Лувр обзавелся галереей для временных выставок, концертным залом, экспертной лабораторией, библиотекой, парковкой для экскурсионных автобусов, гардеробом и ресторанами. «Это строительство в Париже также привело к важным археологическим раскопкам, положившим начало новому национальному археологическому институту», — добавляет Мартинес. По его словам, архитектурная трансформация открыла путь к «профессионализации» музея: «Мы были как семья, но внезапно пришлось научиться управлять целым маленьким городом». Прежде в Лувре не было ни отдела обслуживания посетителей, ни департамента по связям с общественностью, ни даже собственной пожарной службы. Система охраны и безопасности также оставляла желать лучшего, ее серьезно обновили лишь после дерзкой кражи полотна кисти Камиля Коро в 1998 году. Штат сотрудников сегодня увеличен с 1 тыс. до 2,1 тыс. человек, из которых 1,2 тыс. — охранники.
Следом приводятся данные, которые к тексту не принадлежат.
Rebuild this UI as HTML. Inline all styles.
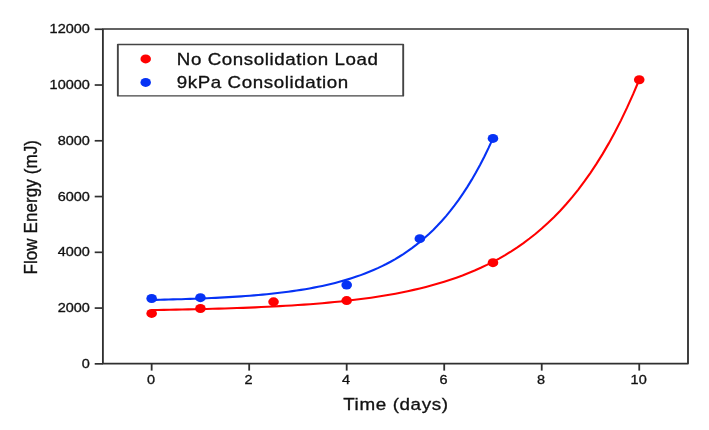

Единый вход, полагает Мардрус, «сыграл ключевую роль» в судьбе музея. Однако еще больше десяти лет после открытия входа-пирамиды у Лувра не было директора, музей не контролировал ни свой бюджет, ни персонал и все его семь департаментов считались независимыми. Чтобы внести изменения, потребовались крупные реформы, завершившиеся лишь к 2003 году. «Мы подготовили музей к бремени массового туризма, — полагает Габорит, — а еще поняли, что с этого момента нам придется самим находить деньги».